What causes scaling challenges?
– Monolithic architecture that becomes hard to modify and deploy
– Synchronous, blocking processes that create cascading failures
– Databases hitting I/O or connection limits
– Insufficient observability, making bottlenecks hard to find
– Cost and vendor lock-in that limit flexibility
– Organizational processes and communication that slow delivery
Key technical strategies
1. Decouple and distribute
Break monoliths into smaller, independently deployable services or well-structured modules. Use message queues, event streams, or pub/sub systems to decouple producers and consumers so spikes are buffered instead of causing synchronous failures.
2. Scale horizontally and design for statelessness
Favor horizontal scaling—adding more instances—over vertical scaling when possible.
Design services to be stateless or externalize state to scalable data stores, enabling autoscaling and easier failover.
3. Rethink the data layer
Database scaling often becomes the limiting factor. Consider read replicas, sharding, partitioning, and specialized data stores (e.g., key-value stores, time-series, search indexes) for specific workloads.
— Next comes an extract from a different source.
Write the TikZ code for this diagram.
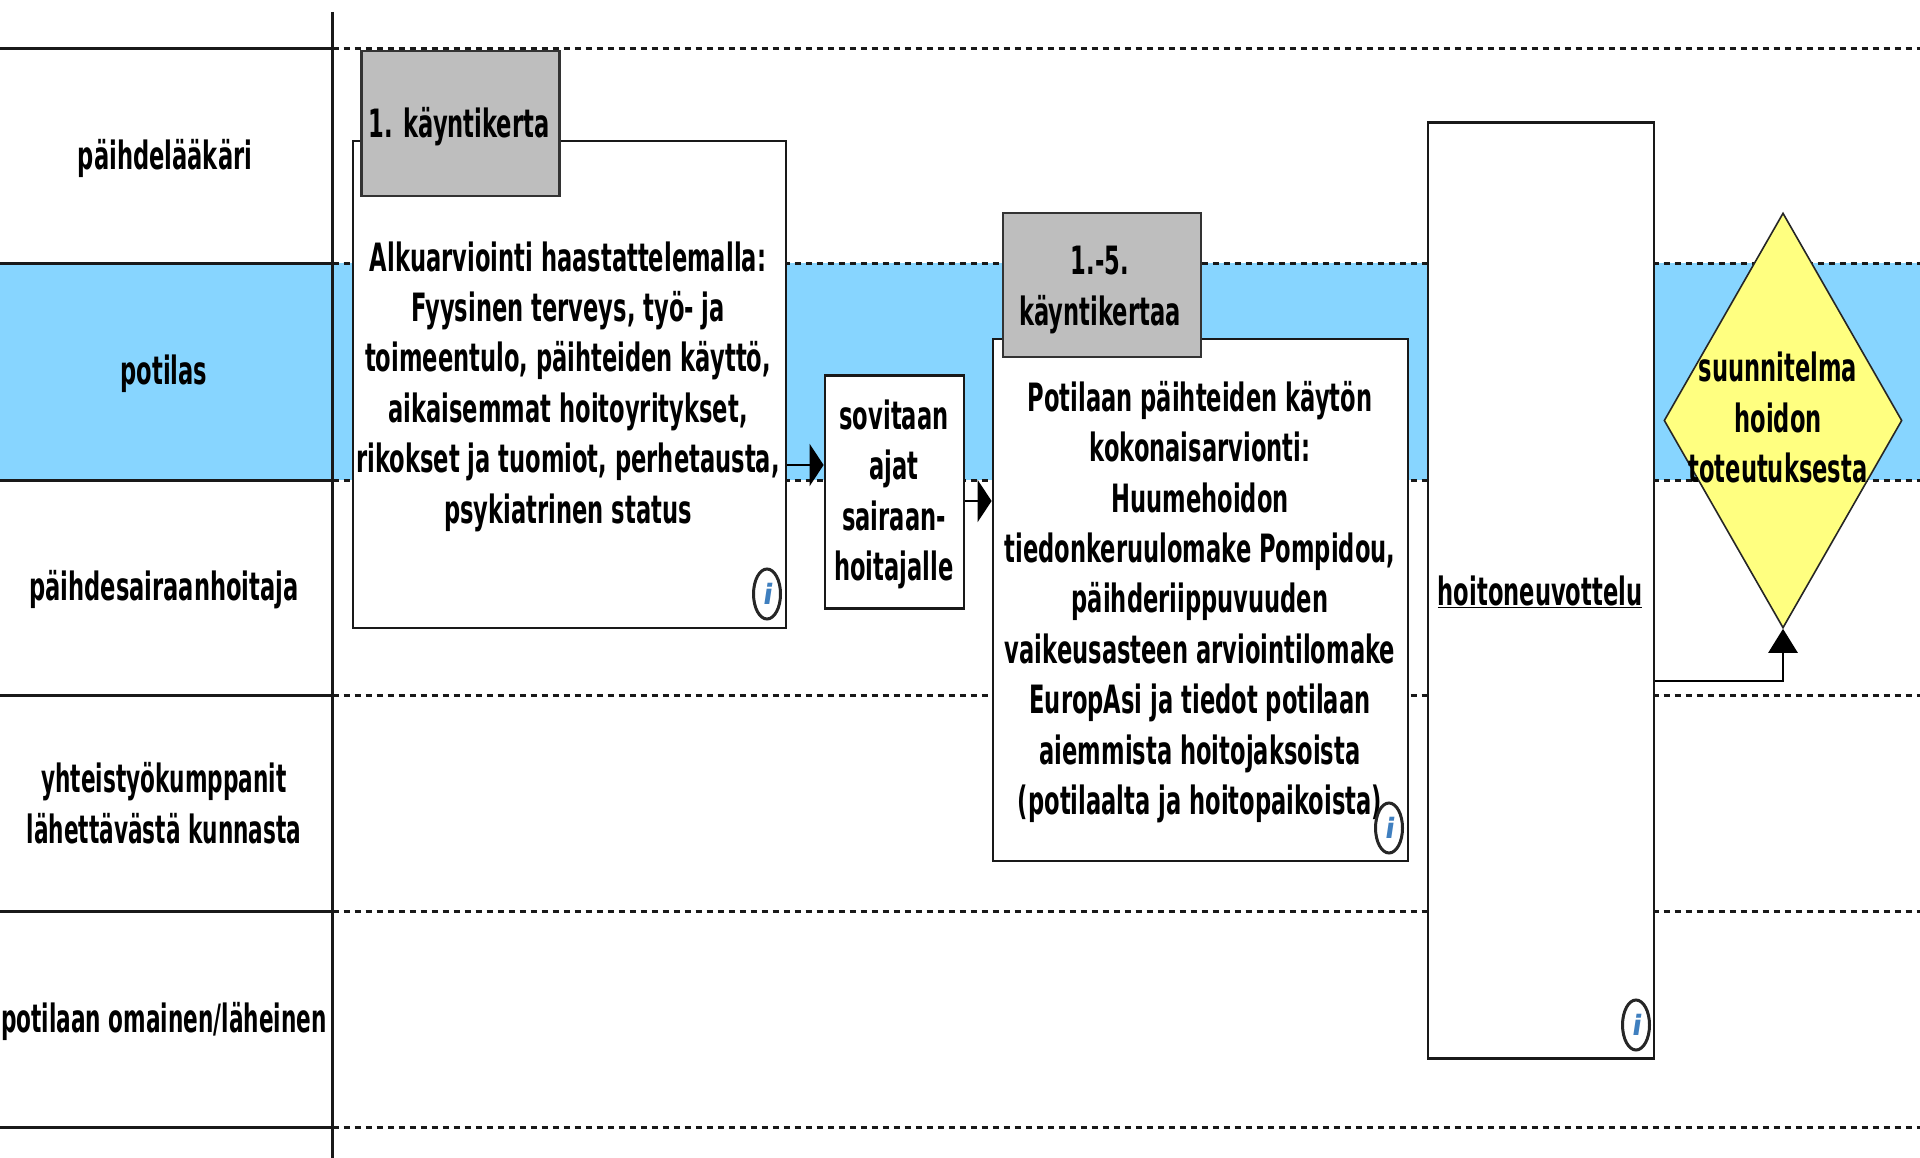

Introduce caching layers (CDN, edge caches, in-memory caches) to reduce load on primary databases.
4. Apply back-pressure and graceful degradation

Implement rate limiting, retry policies with exponential backoff, and circuit breakers to prevent noisy neighbors and cascading failures. Offer degraded but available functionality under heavy load rather than full outages.
5.
Use progressive delivery and feature flags
Roll out changes gradually using feature flags and canary deployments to limit blast radius. This reduces risk and provides real traffic signals before full rollout.
Operational best practices
– Observability and SLO-driven monitoring: Track latency percentiles, error rate, throughput, and saturation metrics. Define service-level objectives and alert on real user impacts, not just infrastructure thresholds.
– Load testing and capacity planning: Run realistic load tests and model traffic patterns, including burst behavior.
Use these insights to size autoscaling policies and reserve capacity for peak times.
– Automation and CI/CD: Automate testing, deployments, and rollback paths.
Frequent, small deployments reduce complexity and make scaling changes safer.
– Chaos and resilience testing: Inject failures in controlled environments to validate fallbacks and recovery procedures.
People and process
Scaling is also about teams. Standardize on clear ownership, SRE practices, runbooks, and incident response playbooks. Invest in documentation, onboarding, and cross-team communication to avoid knowledge silos. Prioritize hiring for both technical skill and operational mindset.
Cost and vendor considerations
Monitor cloud spend closely—scaling without cost controls leads to runaway bills. Use rightsizing, committed discounts, spot instances where appropriate, and multi-cloud or hybrid patterns only when they add clear value.
Avoid premature vendor lock-in; design abstractions so components can be replaced when needed.
Next steps to tackle scaling challenges
1.
Benchmark current performance; identify the top three bottlenecks by impact.
2. Define SLOs and instrument observability around them.
3. Introduce decoupling patterns (queues, caches) and add progressive rollout capabilities.
4. Run load and chaos tests against realistic scenarios.
5.
Iterate organizational practices: runbooks, ownership, and post-incident reviews.
Addressing scaling challenges is an ongoing cycle of measurement, targeted changes, and cultural reinforcement. Systems that scale well combine sound architecture, automated operations, and teams aligned around reliability and continuous improvement.